Input data »
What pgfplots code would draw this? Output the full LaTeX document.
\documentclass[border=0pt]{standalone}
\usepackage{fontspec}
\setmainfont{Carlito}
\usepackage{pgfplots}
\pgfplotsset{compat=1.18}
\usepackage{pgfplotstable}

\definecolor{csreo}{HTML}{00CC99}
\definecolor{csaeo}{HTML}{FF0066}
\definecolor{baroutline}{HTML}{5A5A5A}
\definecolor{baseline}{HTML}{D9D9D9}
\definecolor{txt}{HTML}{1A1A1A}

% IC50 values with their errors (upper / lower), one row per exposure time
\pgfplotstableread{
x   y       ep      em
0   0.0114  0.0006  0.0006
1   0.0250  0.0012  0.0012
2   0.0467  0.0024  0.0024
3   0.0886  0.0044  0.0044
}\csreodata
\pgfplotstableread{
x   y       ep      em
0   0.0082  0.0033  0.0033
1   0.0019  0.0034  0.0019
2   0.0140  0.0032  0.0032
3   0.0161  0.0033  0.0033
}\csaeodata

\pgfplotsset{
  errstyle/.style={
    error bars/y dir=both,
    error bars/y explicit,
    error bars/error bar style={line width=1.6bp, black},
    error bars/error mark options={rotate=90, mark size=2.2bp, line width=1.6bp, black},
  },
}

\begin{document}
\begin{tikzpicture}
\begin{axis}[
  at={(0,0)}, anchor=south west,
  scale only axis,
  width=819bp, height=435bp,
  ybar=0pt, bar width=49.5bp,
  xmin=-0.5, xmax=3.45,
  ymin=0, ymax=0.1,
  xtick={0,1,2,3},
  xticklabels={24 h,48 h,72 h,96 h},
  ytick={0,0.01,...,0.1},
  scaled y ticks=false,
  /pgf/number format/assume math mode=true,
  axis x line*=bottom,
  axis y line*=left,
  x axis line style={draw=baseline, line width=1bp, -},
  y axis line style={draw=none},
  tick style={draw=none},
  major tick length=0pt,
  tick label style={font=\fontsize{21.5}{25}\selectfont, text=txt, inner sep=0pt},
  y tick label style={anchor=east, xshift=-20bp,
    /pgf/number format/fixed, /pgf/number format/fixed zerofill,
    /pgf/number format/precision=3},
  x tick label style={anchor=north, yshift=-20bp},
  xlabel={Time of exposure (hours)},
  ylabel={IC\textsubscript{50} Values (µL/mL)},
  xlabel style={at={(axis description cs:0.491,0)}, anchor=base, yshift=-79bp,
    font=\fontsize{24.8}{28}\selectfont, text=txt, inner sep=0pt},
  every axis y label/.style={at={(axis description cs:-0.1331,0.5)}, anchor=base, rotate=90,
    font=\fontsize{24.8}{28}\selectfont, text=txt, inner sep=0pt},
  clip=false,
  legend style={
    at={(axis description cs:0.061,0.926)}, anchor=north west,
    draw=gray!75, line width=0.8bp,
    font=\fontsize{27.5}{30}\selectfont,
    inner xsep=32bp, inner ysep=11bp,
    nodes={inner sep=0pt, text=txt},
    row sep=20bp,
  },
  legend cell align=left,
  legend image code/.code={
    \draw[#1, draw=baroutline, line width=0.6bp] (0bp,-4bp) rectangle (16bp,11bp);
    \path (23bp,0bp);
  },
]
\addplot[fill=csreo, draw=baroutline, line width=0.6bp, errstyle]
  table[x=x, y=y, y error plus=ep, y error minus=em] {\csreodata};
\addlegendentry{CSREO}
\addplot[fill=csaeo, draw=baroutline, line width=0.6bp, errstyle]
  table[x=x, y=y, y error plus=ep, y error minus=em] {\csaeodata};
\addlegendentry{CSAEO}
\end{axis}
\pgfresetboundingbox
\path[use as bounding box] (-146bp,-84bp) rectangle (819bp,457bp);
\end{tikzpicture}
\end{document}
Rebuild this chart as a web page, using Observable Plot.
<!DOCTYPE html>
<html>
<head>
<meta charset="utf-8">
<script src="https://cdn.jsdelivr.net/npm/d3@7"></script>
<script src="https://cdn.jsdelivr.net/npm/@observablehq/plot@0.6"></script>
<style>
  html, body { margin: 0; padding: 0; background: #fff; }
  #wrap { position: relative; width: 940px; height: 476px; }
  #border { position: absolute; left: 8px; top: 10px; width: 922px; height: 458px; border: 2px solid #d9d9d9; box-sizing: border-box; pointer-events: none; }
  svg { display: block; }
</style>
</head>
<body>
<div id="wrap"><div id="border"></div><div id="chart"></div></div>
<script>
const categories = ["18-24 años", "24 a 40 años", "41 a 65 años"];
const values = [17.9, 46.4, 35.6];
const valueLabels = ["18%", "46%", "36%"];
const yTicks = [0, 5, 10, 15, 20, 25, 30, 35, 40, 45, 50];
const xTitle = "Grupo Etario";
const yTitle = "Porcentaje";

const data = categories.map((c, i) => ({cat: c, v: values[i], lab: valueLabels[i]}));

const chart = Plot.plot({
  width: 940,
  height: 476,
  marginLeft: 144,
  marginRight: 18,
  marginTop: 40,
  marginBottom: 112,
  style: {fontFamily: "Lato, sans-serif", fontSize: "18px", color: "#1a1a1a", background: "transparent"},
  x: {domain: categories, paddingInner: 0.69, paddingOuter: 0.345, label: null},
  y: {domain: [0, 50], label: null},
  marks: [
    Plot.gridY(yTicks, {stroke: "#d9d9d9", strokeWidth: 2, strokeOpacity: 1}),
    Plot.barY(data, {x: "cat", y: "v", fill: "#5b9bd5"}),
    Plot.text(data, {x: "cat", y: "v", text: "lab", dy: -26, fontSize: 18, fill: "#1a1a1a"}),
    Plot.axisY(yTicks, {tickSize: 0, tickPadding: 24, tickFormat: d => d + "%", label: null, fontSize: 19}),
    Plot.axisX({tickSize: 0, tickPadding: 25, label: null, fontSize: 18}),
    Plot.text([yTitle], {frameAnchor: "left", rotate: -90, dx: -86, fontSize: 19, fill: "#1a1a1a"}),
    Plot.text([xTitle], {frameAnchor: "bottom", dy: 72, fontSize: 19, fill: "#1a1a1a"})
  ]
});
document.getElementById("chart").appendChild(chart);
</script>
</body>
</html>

--

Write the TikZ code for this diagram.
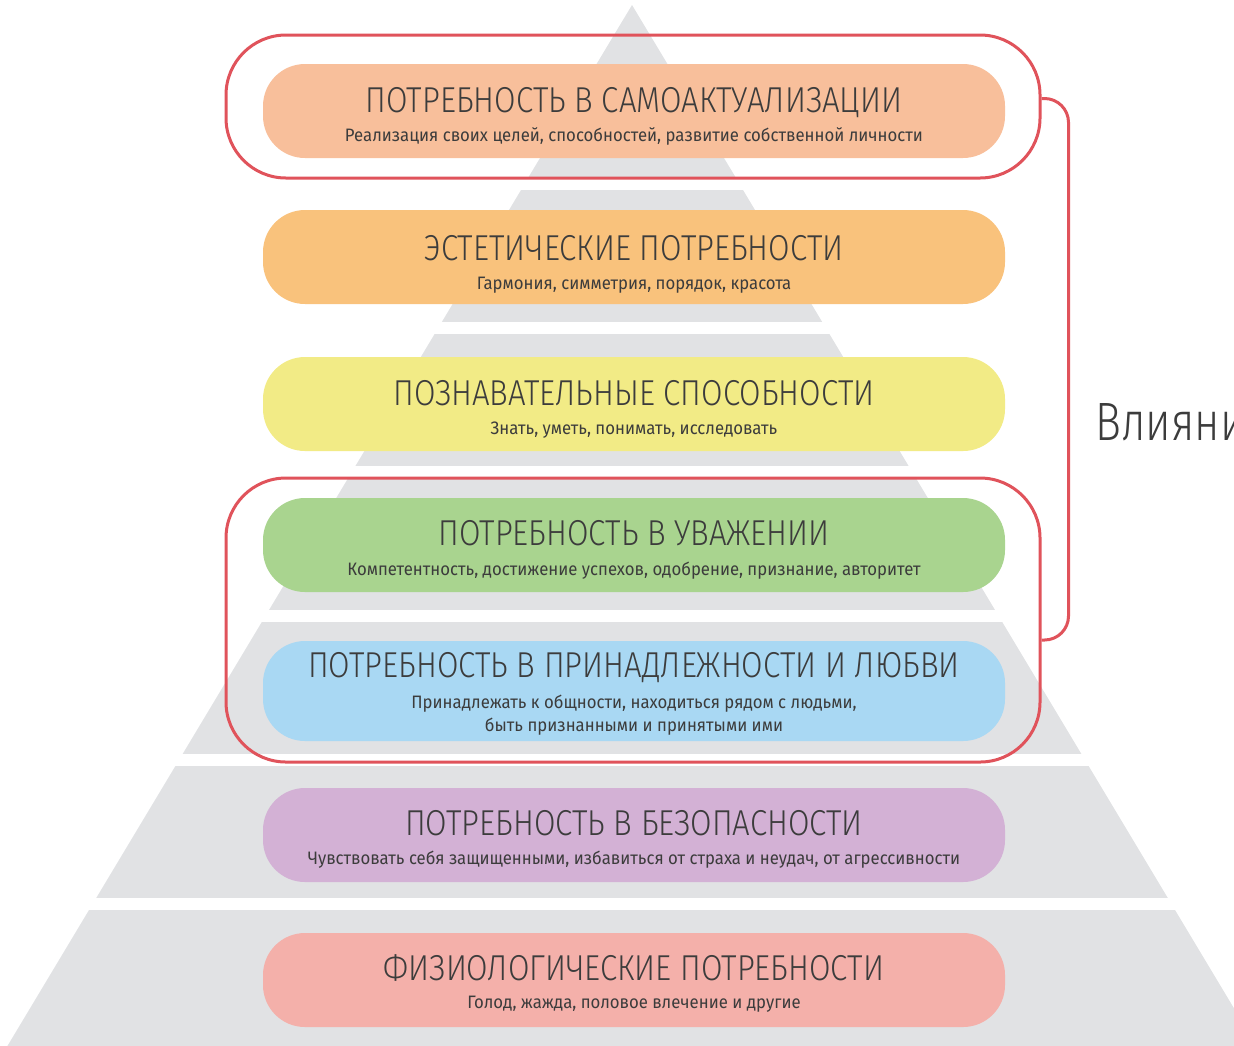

==

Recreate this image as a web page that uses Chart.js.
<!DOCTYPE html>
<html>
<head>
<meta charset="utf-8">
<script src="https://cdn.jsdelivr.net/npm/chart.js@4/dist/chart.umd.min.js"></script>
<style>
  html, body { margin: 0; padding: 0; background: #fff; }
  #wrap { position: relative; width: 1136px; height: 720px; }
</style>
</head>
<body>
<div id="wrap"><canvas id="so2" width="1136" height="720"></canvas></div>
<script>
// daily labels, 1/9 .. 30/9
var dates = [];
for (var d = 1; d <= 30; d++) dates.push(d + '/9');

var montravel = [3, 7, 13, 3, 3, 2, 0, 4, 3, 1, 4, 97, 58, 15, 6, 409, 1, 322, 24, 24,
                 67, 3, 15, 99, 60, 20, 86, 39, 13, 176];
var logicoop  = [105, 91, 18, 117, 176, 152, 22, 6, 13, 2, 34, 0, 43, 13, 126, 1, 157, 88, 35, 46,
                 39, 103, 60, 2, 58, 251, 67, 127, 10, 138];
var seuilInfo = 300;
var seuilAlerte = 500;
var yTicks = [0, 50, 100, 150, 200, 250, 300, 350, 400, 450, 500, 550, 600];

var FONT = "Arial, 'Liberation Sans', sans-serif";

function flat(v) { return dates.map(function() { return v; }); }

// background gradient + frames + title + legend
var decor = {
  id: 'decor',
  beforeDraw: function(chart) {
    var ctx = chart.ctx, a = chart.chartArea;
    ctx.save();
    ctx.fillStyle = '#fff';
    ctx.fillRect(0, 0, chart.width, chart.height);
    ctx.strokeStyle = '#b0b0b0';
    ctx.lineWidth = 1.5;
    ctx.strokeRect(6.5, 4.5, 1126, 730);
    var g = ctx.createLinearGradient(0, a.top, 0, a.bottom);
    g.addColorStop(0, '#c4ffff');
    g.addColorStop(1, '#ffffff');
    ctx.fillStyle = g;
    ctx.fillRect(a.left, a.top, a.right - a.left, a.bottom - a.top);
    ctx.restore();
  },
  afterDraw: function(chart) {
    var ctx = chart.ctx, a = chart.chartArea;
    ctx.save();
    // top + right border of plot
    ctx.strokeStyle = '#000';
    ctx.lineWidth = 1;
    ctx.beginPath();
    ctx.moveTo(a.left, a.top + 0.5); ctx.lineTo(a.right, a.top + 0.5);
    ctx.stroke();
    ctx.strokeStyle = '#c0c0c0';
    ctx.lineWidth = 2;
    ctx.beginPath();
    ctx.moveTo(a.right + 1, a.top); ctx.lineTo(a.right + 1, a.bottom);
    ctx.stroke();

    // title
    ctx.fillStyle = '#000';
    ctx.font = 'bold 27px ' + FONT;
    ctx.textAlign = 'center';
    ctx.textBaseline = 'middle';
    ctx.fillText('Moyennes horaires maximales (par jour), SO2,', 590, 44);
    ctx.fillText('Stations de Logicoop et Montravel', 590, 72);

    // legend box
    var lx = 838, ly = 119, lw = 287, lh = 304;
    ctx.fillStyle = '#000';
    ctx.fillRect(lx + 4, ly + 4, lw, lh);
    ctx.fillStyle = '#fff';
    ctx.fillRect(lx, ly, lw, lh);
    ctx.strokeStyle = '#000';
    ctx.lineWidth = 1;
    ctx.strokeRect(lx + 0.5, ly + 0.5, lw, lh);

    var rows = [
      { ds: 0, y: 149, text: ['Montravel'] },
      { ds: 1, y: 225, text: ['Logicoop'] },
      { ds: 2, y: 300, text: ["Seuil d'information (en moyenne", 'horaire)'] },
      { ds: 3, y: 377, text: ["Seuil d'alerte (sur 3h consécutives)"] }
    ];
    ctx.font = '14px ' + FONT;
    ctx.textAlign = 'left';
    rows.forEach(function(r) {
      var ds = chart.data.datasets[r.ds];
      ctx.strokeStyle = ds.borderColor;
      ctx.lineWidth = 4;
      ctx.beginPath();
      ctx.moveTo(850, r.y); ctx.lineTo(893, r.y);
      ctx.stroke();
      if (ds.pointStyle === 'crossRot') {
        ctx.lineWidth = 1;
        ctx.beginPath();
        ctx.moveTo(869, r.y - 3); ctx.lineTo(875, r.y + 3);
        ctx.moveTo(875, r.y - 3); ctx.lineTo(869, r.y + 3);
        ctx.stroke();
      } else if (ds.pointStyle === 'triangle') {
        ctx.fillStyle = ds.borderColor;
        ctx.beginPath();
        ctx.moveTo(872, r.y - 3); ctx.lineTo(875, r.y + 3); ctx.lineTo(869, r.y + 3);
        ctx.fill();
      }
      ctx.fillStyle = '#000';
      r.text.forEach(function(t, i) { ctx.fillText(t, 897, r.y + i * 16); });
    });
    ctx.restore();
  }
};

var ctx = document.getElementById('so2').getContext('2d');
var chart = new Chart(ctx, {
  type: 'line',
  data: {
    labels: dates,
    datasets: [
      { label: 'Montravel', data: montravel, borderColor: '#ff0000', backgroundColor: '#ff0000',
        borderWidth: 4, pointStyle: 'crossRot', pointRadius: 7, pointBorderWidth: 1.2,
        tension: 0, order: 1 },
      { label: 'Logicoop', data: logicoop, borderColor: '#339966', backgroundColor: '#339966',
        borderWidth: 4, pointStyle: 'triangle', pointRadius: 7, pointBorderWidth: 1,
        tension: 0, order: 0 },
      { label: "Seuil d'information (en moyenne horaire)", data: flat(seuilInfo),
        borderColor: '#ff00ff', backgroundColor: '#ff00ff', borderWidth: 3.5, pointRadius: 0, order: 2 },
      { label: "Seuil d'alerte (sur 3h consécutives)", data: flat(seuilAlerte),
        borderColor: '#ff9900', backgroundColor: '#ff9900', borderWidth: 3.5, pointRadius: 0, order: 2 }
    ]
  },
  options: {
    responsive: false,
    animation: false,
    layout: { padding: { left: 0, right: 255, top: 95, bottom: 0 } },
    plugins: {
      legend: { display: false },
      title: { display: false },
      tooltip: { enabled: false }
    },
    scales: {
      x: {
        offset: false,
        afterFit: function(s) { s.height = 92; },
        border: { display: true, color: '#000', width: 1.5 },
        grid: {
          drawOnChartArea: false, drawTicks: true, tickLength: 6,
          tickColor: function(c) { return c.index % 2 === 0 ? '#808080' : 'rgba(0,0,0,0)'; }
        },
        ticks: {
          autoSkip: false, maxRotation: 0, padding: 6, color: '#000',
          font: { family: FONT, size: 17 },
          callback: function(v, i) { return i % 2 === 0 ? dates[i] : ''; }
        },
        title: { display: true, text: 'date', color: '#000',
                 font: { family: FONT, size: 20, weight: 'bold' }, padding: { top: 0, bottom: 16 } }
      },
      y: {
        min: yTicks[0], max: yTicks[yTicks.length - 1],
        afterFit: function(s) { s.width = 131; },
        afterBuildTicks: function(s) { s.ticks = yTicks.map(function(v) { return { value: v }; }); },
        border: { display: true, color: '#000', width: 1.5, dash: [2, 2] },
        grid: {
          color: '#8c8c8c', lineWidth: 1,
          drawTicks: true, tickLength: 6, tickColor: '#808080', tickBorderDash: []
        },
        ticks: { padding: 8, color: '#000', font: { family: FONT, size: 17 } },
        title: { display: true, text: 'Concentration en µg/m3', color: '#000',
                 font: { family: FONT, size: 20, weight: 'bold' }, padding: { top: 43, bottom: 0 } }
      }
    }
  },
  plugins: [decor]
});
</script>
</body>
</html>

What is asked » Find the string "code" in the listing and return every line that holds it.

Complete answer »
What pgfplots code would draw this? Output the full LaTeX document.
  legend image code/.code={
Write the TikZ code for this diagram.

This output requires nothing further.